### WHAT THE TASK ASKS
Filter the entries below, keeping every line that has the word "source".

Stored data entries
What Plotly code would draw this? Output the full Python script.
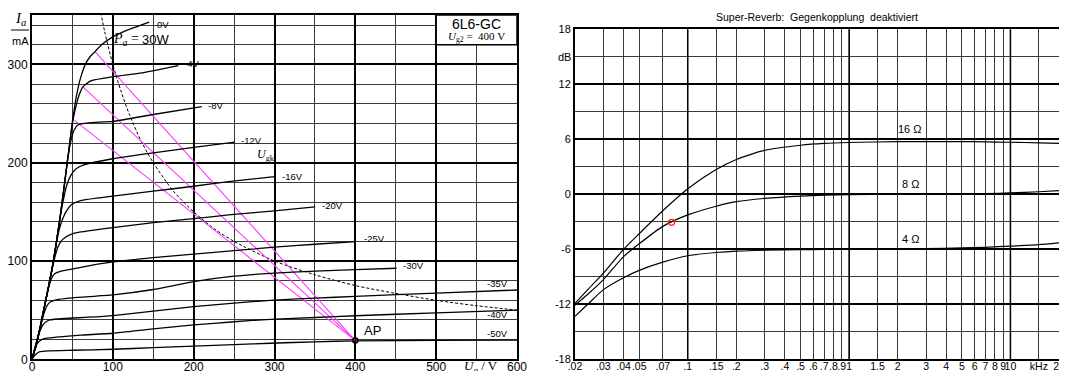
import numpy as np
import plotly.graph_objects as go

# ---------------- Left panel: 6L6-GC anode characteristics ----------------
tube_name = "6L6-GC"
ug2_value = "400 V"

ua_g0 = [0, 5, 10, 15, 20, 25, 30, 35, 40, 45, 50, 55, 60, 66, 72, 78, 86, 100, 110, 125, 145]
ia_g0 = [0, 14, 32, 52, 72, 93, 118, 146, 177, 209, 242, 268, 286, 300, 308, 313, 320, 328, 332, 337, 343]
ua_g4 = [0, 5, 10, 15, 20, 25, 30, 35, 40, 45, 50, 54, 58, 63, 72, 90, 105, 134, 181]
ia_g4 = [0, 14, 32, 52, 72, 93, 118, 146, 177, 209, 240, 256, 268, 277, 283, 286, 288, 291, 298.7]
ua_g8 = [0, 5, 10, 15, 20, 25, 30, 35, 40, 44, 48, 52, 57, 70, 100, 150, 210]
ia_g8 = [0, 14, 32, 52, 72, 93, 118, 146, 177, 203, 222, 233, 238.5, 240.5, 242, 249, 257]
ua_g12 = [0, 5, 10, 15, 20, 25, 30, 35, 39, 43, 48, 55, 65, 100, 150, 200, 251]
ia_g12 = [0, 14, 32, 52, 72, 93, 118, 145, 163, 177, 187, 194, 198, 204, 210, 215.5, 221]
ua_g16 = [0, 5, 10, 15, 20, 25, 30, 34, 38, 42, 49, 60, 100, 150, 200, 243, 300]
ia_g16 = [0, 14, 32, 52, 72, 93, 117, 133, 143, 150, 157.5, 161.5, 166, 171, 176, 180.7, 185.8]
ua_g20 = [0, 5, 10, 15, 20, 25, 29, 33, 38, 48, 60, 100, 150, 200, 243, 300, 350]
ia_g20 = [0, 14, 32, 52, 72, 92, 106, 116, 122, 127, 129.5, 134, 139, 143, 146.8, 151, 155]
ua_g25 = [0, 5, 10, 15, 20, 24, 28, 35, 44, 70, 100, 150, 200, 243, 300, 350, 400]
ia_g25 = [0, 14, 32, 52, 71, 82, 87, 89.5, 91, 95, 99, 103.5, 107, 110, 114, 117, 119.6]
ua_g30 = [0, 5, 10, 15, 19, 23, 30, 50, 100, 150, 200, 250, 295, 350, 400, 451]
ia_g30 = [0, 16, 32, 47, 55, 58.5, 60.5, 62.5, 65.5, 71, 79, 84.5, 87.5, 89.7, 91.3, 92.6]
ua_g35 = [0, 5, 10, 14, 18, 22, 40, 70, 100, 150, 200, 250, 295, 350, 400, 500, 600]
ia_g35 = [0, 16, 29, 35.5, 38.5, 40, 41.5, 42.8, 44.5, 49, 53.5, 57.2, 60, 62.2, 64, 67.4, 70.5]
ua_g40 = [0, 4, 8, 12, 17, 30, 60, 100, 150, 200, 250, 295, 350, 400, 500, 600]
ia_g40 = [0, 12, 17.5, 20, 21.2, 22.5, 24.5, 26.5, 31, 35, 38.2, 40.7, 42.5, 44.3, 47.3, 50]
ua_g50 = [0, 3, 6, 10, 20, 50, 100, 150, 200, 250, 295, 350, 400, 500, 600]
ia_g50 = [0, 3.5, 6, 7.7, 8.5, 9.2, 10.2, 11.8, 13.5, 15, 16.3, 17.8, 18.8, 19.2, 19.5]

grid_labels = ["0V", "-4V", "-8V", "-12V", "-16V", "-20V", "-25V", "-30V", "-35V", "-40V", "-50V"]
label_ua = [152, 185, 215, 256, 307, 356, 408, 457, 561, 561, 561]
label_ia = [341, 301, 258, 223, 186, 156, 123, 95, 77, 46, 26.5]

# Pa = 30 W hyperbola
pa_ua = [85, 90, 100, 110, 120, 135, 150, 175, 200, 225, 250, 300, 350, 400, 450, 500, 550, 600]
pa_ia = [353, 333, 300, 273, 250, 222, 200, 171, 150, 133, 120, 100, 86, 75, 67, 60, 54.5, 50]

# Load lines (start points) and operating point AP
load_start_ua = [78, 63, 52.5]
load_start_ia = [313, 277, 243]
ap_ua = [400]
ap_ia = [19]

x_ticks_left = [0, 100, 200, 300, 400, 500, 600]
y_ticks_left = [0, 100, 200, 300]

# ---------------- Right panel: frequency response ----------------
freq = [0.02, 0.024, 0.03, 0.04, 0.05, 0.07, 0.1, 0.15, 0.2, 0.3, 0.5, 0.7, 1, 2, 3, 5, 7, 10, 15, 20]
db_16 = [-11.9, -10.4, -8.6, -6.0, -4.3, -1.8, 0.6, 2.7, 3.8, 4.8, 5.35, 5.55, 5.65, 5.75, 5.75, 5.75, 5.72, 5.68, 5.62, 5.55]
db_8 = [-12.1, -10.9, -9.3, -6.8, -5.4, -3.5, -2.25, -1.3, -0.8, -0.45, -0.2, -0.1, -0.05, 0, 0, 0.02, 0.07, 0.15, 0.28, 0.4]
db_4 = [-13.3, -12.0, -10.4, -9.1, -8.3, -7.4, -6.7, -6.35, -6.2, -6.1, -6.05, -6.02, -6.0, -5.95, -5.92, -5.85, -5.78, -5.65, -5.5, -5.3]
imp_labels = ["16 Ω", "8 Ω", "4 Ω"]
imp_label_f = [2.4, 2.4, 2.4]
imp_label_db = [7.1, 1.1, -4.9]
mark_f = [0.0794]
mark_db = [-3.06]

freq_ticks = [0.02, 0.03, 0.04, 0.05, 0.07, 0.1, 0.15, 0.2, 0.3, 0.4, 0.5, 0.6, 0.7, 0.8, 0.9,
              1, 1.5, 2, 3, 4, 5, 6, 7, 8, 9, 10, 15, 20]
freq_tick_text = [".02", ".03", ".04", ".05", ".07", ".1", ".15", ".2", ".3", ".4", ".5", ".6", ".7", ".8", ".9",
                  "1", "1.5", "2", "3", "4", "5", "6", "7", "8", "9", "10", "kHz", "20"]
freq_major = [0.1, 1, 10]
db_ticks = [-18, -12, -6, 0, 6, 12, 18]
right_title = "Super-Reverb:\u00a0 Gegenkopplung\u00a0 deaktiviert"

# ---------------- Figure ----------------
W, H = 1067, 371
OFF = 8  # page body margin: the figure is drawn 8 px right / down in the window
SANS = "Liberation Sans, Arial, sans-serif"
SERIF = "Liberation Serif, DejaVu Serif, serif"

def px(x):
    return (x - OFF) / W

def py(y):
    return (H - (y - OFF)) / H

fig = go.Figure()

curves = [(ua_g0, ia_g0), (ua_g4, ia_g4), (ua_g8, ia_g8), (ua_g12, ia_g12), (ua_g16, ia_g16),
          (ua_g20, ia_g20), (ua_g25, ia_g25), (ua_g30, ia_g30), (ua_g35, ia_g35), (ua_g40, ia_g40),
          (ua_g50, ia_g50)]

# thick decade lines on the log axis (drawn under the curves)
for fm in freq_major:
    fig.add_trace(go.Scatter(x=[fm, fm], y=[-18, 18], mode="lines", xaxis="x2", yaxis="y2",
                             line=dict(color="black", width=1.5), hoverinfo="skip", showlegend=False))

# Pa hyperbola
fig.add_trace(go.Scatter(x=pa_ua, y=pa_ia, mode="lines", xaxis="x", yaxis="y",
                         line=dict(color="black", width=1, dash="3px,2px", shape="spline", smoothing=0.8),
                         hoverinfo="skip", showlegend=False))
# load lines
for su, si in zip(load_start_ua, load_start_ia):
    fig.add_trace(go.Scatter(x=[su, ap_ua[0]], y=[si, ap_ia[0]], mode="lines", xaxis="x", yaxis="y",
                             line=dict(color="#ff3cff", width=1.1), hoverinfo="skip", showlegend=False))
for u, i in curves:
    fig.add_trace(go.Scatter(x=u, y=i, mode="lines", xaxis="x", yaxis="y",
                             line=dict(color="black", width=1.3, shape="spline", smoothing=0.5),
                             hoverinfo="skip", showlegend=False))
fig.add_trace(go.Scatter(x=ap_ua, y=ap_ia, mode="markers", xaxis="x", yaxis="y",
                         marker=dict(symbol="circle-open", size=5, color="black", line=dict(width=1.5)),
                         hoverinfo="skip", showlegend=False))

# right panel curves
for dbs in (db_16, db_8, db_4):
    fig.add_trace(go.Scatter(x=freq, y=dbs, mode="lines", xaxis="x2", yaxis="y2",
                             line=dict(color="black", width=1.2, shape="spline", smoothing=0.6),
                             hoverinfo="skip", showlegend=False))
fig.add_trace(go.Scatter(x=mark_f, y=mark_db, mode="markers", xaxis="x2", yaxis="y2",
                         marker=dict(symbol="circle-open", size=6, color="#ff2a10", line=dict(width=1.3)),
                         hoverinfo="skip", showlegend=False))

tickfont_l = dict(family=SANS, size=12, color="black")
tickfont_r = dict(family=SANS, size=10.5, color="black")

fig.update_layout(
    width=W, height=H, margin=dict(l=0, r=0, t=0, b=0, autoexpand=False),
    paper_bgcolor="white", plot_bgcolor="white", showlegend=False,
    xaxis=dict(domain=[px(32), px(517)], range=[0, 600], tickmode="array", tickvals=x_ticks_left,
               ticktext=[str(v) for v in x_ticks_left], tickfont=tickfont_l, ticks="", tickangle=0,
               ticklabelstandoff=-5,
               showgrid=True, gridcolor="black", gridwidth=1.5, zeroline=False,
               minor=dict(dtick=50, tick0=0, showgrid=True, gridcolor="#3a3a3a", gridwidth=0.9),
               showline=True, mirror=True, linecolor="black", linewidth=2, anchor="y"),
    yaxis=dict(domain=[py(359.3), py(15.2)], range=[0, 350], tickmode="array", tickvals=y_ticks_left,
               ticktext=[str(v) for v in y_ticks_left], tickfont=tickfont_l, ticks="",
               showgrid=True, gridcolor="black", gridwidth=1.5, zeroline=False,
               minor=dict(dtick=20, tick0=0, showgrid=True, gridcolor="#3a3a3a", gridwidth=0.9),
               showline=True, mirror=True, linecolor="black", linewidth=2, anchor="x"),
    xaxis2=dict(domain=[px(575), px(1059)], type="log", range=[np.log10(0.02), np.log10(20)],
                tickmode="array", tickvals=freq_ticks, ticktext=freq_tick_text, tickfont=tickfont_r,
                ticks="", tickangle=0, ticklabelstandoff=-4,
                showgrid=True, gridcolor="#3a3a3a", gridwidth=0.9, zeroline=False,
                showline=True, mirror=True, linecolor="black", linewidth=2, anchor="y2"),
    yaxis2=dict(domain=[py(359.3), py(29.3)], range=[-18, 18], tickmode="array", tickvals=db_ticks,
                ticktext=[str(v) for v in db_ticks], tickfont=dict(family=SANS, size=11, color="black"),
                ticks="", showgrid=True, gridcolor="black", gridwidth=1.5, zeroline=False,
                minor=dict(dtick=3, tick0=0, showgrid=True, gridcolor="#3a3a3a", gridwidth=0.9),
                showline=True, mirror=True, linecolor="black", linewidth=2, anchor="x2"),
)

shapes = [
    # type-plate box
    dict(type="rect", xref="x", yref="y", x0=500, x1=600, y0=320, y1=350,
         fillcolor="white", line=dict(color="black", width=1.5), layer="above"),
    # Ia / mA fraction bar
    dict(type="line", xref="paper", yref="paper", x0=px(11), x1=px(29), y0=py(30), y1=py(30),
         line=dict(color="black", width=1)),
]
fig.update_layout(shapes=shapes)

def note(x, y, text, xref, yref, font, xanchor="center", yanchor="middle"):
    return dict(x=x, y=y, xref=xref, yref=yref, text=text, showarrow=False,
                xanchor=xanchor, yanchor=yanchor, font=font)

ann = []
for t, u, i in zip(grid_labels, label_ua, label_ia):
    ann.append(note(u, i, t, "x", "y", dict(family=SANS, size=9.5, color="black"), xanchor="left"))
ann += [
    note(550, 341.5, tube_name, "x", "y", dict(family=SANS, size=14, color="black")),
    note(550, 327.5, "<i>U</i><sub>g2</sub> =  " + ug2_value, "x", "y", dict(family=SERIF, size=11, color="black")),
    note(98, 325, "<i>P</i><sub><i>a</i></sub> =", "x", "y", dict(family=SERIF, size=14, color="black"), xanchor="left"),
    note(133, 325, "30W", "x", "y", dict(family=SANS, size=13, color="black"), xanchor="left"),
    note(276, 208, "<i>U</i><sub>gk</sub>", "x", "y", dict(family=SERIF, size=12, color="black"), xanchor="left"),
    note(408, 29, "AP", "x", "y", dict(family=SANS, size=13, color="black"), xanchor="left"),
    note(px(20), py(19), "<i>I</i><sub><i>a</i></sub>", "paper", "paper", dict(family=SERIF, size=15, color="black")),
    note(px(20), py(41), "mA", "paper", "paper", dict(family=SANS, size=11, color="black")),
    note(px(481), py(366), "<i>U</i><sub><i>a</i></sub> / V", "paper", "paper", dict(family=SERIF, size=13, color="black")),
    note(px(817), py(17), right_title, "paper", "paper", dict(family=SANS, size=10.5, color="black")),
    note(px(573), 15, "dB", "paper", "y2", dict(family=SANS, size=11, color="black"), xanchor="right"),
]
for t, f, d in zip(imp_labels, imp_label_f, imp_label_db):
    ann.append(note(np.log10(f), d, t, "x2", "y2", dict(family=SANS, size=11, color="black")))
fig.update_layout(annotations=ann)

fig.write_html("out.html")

==

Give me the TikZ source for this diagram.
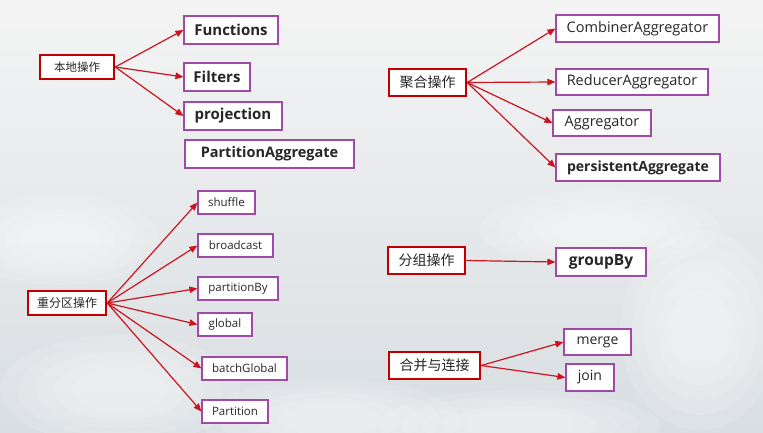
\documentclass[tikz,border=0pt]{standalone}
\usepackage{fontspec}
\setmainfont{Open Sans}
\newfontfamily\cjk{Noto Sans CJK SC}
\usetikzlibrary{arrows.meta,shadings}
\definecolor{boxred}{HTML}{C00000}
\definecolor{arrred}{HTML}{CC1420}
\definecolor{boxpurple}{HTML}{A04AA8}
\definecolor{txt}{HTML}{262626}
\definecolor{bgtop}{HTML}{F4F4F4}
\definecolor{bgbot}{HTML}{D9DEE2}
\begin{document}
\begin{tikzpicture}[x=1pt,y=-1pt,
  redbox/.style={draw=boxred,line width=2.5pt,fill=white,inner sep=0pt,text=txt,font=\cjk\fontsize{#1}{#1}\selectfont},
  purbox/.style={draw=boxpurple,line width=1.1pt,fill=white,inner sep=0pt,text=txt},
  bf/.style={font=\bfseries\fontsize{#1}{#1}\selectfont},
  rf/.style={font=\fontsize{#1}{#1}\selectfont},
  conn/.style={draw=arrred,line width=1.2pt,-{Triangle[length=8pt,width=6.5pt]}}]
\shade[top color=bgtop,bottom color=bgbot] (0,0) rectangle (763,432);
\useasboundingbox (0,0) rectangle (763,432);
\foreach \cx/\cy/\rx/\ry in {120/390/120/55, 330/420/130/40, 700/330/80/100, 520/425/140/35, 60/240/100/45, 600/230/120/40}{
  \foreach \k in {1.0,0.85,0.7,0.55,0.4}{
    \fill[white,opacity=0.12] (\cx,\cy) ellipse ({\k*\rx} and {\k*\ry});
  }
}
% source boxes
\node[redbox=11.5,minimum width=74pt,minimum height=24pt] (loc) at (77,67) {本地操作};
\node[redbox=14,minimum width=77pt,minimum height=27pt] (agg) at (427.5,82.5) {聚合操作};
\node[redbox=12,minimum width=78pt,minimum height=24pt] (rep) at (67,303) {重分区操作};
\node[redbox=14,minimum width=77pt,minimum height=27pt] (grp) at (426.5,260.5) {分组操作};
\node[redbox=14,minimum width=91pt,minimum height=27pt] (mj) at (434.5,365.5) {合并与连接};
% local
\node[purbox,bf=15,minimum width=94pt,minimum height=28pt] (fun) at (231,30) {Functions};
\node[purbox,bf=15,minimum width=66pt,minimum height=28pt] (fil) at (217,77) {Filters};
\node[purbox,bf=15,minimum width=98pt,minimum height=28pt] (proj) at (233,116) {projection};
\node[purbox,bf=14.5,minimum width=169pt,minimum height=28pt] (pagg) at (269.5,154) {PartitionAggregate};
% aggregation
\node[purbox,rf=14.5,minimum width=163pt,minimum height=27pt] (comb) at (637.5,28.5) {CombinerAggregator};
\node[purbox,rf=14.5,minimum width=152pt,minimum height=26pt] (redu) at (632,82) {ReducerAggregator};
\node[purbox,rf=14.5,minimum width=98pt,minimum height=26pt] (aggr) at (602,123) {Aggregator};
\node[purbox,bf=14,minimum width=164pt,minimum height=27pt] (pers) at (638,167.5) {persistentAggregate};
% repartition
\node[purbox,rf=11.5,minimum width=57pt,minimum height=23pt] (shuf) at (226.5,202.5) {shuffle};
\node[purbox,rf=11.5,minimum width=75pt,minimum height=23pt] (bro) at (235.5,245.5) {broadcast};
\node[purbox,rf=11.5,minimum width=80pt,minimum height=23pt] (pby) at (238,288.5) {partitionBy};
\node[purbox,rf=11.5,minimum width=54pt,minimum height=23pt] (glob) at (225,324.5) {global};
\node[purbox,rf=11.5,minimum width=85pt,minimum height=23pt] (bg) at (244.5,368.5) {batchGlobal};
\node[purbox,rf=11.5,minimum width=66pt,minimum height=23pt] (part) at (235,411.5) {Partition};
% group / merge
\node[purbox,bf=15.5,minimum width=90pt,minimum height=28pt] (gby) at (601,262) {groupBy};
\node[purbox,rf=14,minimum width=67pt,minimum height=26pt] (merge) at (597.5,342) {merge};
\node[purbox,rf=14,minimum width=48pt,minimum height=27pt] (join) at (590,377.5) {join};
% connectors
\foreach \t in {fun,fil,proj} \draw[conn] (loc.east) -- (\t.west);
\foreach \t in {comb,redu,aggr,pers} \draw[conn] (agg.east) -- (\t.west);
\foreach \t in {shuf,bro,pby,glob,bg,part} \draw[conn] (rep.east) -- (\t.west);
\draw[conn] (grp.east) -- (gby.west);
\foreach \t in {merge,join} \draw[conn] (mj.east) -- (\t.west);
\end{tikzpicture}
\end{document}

### EXPECTED ANSWER
Give me the TikZ source for this diagram.
% source boxes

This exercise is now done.